I am immensely grateful for the honesty of the non-churchgoer who told me why she didn’t go to church. We laughed about the way we can be about “our” pews. We confessed to the ways that both of us have been territorial about “our spots” in classrooms and churches. But there was a deeper truth in her observation.
She was afraid of causing a disruption.
She halfway expected rejection.
She saw herself as an outsider.
We in the Church have an awesome and difficult responsibility to counter these preconceptions of fear, rejection, and exclusion.
Leaving the crowd, they took Him along with them in the boat, just as He was; and other boats were with Him. (Mark 4:36, New International Version)
Just as he was: A weary Jesus gets in the boat with no façade.
Just as he was: The disciples welcomed him and organized their journey.
All Jesus needed to be was “just as he was.”
The church needs to be a place where we can be just as we are—and welcome each other just as we are. Through worship, God transforms us to be more than we could be on our own. Worship is not about our power but rather God’s power imparted to us as his hands and feet in the world.
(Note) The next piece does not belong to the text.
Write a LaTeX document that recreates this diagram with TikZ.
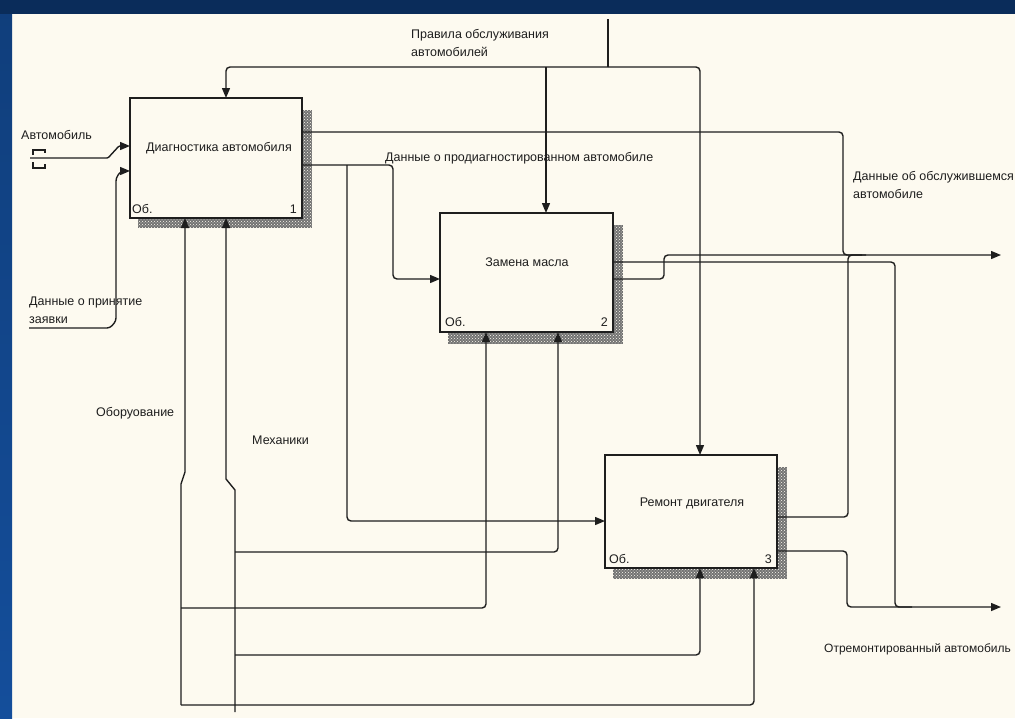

There were no pews on the disciples’ boat, but I do wonder if they had their favorite spots. I wonder if they argued as much about who got to sit where as they did about who would sit at Jesus’ right hand.
A storm arose. Jesus told it to be still. The wind ceased. The water obeyed him. A powerful stillness settled around the boat. The exhausted man who had been sleeping next to the disciples was now the same voice that spoke the water into being at Creation.
When they reached the shore, I doubt that they discussed who had been sitting where.